(Provided material):
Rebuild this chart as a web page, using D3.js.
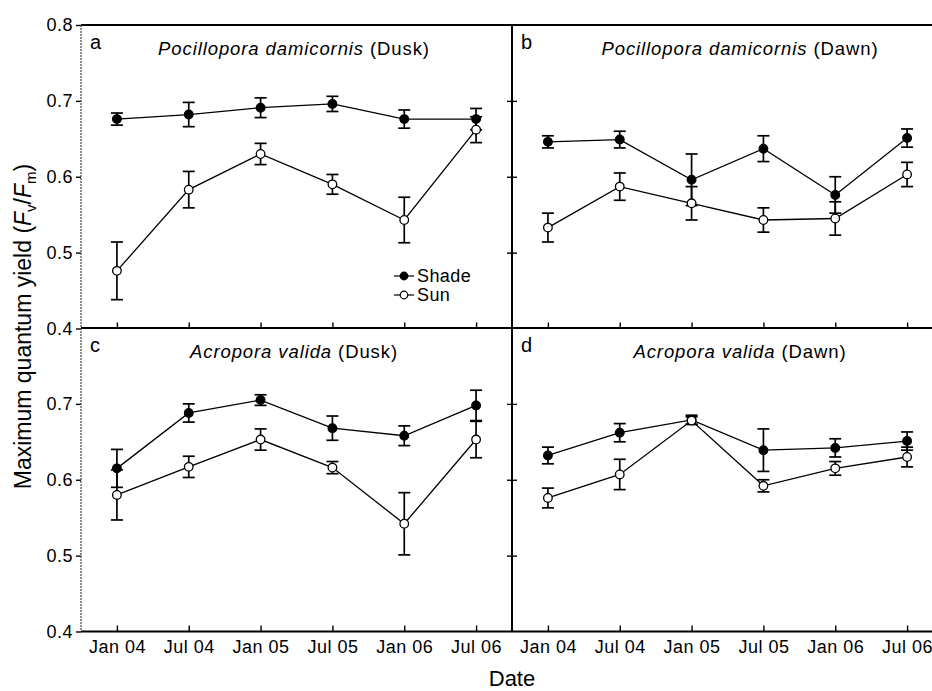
<!DOCTYPE html>
<html>
<head>
<meta charset="utf-8">
<script src="https://cdn.jsdelivr.net/npm/d3@7/dist/d3.min.js"></script>
<style>
  body { margin: 0; background: #fff; }
  svg { display: block; font-family: "Liberation Sans", Arial, sans-serif; }
</style>
</head>
<body>
<svg width="932" height="691"></svg>
<script>

// dates on the x axis
var dates = ["Jan 04", "Jul 04", "Jan 05", "Jul 05", "Jan 06", "Jul 06"];
var yTicks = [0.4, 0.5, 0.6, 0.7, 0.8];
var seriesNames = ["Shade", "Sun"];

// panels a-d
var panelLetters = ["a", "b", "c", "d"];
var panelSpecies = ["Pocillopora damicornis", "Pocillopora damicornis", "Acropora valida", "Acropora valida"];
var panelTimes = ["Dusk", "Dawn", "Dusk", "Dawn"];

// Fv/Fm means and error bars
var shadeA = [0.676, 0.682, 0.691, 0.696, 0.676, 0.676];
var shadeErrA = [0.008, 0.016, 0.013, 0.010, 0.012, 0.014];
var sunA = [0.476, 0.583, 0.630, 0.590, 0.543, 0.662];
var sunErrA = [0.038, 0.024, 0.014, 0.013, 0.030, 0.017];

var shadeB = [0.646, 0.649, 0.596, 0.637, 0.576, 0.651];
var shadeErrB = [0.008, 0.011, 0.034, 0.017, 0.024, 0.012];
var sunB = [0.533, 0.587, 0.565, 0.543, 0.545, 0.603];
var sunErrB = [0.019, 0.018, 0.022, 0.016, 0.022, 0.016];

var shadeC = [0.615, 0.688, 0.705, 0.668, 0.658, 0.698];
var shadeErrC = [0.025, 0.012, 0.007, 0.016, 0.013, 0.020];
var sunC = [0.580, 0.617, 0.653, 0.616, 0.542, 0.653];
var sunErrC = [0.033, 0.014, 0.014, 0.008, 0.041, 0.024];

var shadeD = [0.632, 0.662, 0.679, 0.639, 0.642, 0.651];
var shadeErrD = [0.011, 0.012, 0.006, 0.028, 0.012, 0.012];
var sunD = [0.576, 0.607, 0.678, 0.592, 0.615, 0.630];
var sunErrD = [0.013, 0.020, 0.005, 0.008, 0.009, 0.013];

var shadeAll = [shadeA, shadeB, shadeC, shadeD];
var shadeErrAll = [shadeErrA, shadeErrB, shadeErrC, shadeErrD];
var sunAll = [sunA, sunB, sunC, sunD];
var sunErrAll = [sunErrA, sunErrB, sunErrC, sunErrD];

var svg = d3.select("svg");
var font = "\"Liberation Sans\", Arial, sans-serif";

var colX = [81, 512], colW = 431;
var rowY = [25, 328], rowH = 303.5;
var titleX = [294, 740];

var fmt = d3.format(".1f");

panelLetters.forEach(function(letter, p) {
  var col = p % 2, row = Math.floor(p / 2);
  var left = colX[col], top = rowY[row], bottom = top + rowH;

  var x = d3.scalePoint()
      .domain(dates)
      .range([left, left + colW])
      .padding(0.5);

  var y = d3.scaleLinear()
      .domain([0.4, 0.8])
      .range([bottom, top]);

  var g = svg.append("g").attr("class", "panel");

  // x ticks, pointing up into the plot
  var xAxis = g.append("g")
      .attr("class", "axis")
      .attr("transform", "translate(0," + bottom + ")")
      .call(d3.axisBottom(x).tickSize(-6).tickPadding(9)
        .tickFormat(row == 1 ? null : function() { return ""; }));
  xAxis.select(".domain").remove();
  xAxis.selectAll("line").attr("stroke", "#000").attr("stroke-width", 1.4);
  xAxis.selectAll("text")
      .attr("fill", "#000")
      .style("font-family", font)
      .style("font-size", "18px")
      .style("letter-spacing", "0.5px");

  if (col == 0) {
    // labelled y axis on the far left
    var yAxis = g.append("g")
        .attr("class", "axis")
        .attr("transform", "translate(" + left + ",0)")
        .call(d3.axisLeft(y).tickSize(5).tickPadding(3)
          .tickValues(row == 0 ? yTicks : yTicks.slice(0, 4))
          .tickFormat(fmt));
    yAxis.select(".domain").remove();
    yAxis.selectAll("line").attr("stroke", "#000").attr("stroke-width", 1.4);
    yAxis.selectAll("text")
        .attr("fill", "#000")
        .style("font-family", font)
        .style("font-size", "18px")
        .style("letter-spacing", "0.5px");

    // inward ticks on the right edge of the left panels
    var rAxis = g.append("g")
        .attr("transform", "translate(" + (left + colW) + ",0)")
        .call(d3.axisRight(y).tickSize(-5).tickValues([0.5, 0.6, 0.7]).tickFormat(""));
    rAxis.select(".domain").remove();
    rAxis.selectAll("line").attr("stroke", "#000").attr("stroke-width", 1.4);
  } else {
    var lAxis = g.append("g")
        .attr("transform", "translate(" + left + ",0)")
        .call(d3.axisLeft(y).tickSize(-5).tickValues([0.5, 0.6, 0.7]).tickFormat(""));
    lAxis.select(".domain").remove();
    lAxis.selectAll("line").attr("stroke", "#000").attr("stroke-width", 1.4);
  }

  // panel letter and title
  g.append("text")
      .attr("x", left + 9)
      .attr("y", top + 23.5)
      .style("font-size", "20px")
      .text(letter);

  var title = g.append("text")
      .attr("x", titleX[col])
      .attr("y", top + 29.5)
      .attr("text-anchor", "middle")
      .style("font-size", "18.5px")
      .style("letter-spacing", "0.9px");
  title.append("tspan").style("font-style", "italic").text(panelSpecies[p]);
  title.append("tspan").text(" (" + panelTimes[p] + ")");

  var line = d3.line()
      .x(function(d) { return x(d.date); })
      .y(function(d) { return y(d.v); });

  var series = [
    { name: "Shade", v: shadeAll[p], e: shadeErrAll[p] },
    { name: "Sun", v: sunAll[p], e: sunErrAll[p] }
  ];

  series.forEach(function(s) {
    var pts = dates.map(function(dt, i) { return { date: dt, v: s.v[i], e: s.e[i] }; });

    g.append("path")
        .datum(pts)
        .attr("fill", "none")
        .attr("stroke", "#000")
        .attr("stroke-width", 1.3)
        .attr("d", line);

    var eb = g.append("g").selectAll("g")
        .data(pts)
        .enter().append("g")
        .attr("stroke", "#000")
        .attr("stroke-width", 1.7);
    eb.append("line")
        .attr("x1", function(d) { return x(d.date); })
        .attr("x2", function(d) { return x(d.date); })
        .attr("y1", function(d) { return y(d.v - d.e); })
        .attr("y2", function(d) { return y(d.v + d.e); });
    eb.append("line")
        .attr("x1", function(d) { return x(d.date) - 6; })
        .attr("x2", function(d) { return x(d.date) + 6; })
        .attr("y1", function(d) { return y(d.v + d.e); })
        .attr("y2", function(d) { return y(d.v + d.e); });
    eb.append("line")
        .attr("x1", function(d) { return x(d.date) - 6; })
        .attr("x2", function(d) { return x(d.date) + 6; })
        .attr("y1", function(d) { return y(d.v - d.e); })
        .attr("y2", function(d) { return y(d.v - d.e); });

    g.append("g").selectAll("circle")
        .data(pts)
        .enter().append("circle")
        .attr("cx", function(d) { return x(d.date); })
        .attr("cy", function(d) { return y(d.v); })
        .attr("r", 4.3)
        .attr("fill", s.name == "Shade" ? "#000" : "#fff")
        .attr("stroke", "#000")
        .attr("stroke-width", 1.3);
  });
});

// frame lines
var frame = svg.append("g").attr("stroke", "#000");
var bottomY = rowY[1] + rowH;
frame.append("line").attr("x1", colX[0]).attr("x2", 932).attr("y1", rowY[0]).attr("y2", rowY[0]).attr("stroke-width", 2);
frame.append("line").attr("x1", colX[0]).attr("x2", 932).attr("y1", rowY[1]).attr("y2", rowY[1]).attr("stroke-width", 2);
frame.append("line").attr("x1", colX[0]).attr("x2", 932).attr("y1", bottomY).attr("y2", bottomY).attr("stroke-width", 2);
frame.append("line").attr("x1", colX[1]).attr("x2", colX[1]).attr("y1", rowY[0]).attr("y2", bottomY).attr("stroke-width", 2);
frame.append("line").attr("x1", colX[0]).attr("x2", colX[0]).attr("y1", rowY[0]).attr("y2", bottomY)
    .attr("stroke-width", 1.2).attr("stroke", "#444").attr("stroke-dasharray", "2,1");

// legend in panel a
var legend = svg.append("g")
    .attr("class", "legend")
    .selectAll("g")
    .data(seriesNames)
    .enter().append("g")
    .attr("transform", function(d, i) { return "translate(394," + (276 + i * 19) + ")"; });

legend.append("line")
    .attr("x1", 0).attr("x2", 20)
    .attr("stroke", "#000").attr("stroke-width", 1.2);
legend.append("circle")
    .attr("cx", 10).attr("r", 3.8)
    .attr("fill", function(d) { return d == "Shade" ? "#000" : "#fff"; })
    .attr("stroke", "#000").attr("stroke-width", 1.2);
legend.append("text")
    .attr("x", 23)
    .attr("dy", "0.36em")
    .style("font-size", "18px")
    .style("letter-spacing", "0.4px")
    .text(function(d) { return d; });

// axis titles
svg.append("text")
    .attr("x", 512)
    .attr("y", 686)
    .attr("text-anchor", "middle")
    .style("font-size", "22px")
    .text("Date");

var ylab = svg.append("text")
    .attr("transform", "translate(31,326.5) rotate(-90)")
    .attr("text-anchor", "middle")
    .style("font-size", "23px");
ylab.append("tspan").text("Maximum quantum yield (");
ylab.append("tspan").style("font-style", "italic").text("F");
ylab.append("tspan").attr("dy", 5).style("font-size", "15px").text("v");
ylab.append("tspan").attr("dy", -5).text("/");
ylab.append("tspan").style("font-style", "italic").text("F");
ylab.append("tspan").attr("dy", 5).style("font-size", "15px").text("m");
ylab.append("tspan").attr("dy", -5).text(")");

</script>
</body>
</html>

(Exercise requirements): Emit the lines of the material exactly, from its first line to the line containing "var sunErrB = [0.019, 0.018, 0.022, 0.016, 0.022, 0.016];", inclusive; leave every picture out.

(Exercise answer):
Rebuild this chart as a web page, using D3.js.
<!DOCTYPE html>
<html>
<head>
<meta charset="utf-8">
<script src="https://cdn.jsdelivr.net/npm/d3@7/dist/d3.min.js"></script>
<style>
  body { margin: 0; background: #fff; }
  svg { display: block; font-family: "Liberation Sans", Arial, sans-serif; }
</style>
</head>
<body>
<svg width="932" height="691"></svg>
<script>

// dates on the x axis
var dates = ["Jan 04", "Jul 04", "Jan 05", "Jul 05", "Jan 06", "Jul 06"];
var yTicks = [0.4, 0.5, 0.6, 0.7, 0.8];
var seriesNames = ["Shade", "Sun"];

// panels a-d
var panelLetters = ["a", "b", "c", "d"];
var panelSpecies = ["Pocillopora damicornis", "Pocillopora damicornis", "Acropora valida", "Acropora valida"];
var panelTimes = ["Dusk", "Dawn", "Dusk", "Dawn"];

// Fv/Fm means and error bars
var shadeA = [0.676, 0.682, 0.691, 0.696, 0.676, 0.676];
var shadeErrA = [0.008, 0.016, 0.013, 0.010, 0.012, 0.014];
var sunA = [0.476, 0.583, 0.630, 0.590, 0.543, 0.662];
var sunErrA = [0.038, 0.024, 0.014, 0.013, 0.030, 0.017];

var shadeB = [0.646, 0.649, 0.596, 0.637, 0.576, 0.651];
var shadeErrB = [0.008, 0.011, 0.034, 0.017, 0.024, 0.012];
var sunB = [0.533, 0.587, 0.565, 0.543, 0.545, 0.603];
var sunErrB = [0.019, 0.018, 0.022, 0.016, 0.022, 0.016];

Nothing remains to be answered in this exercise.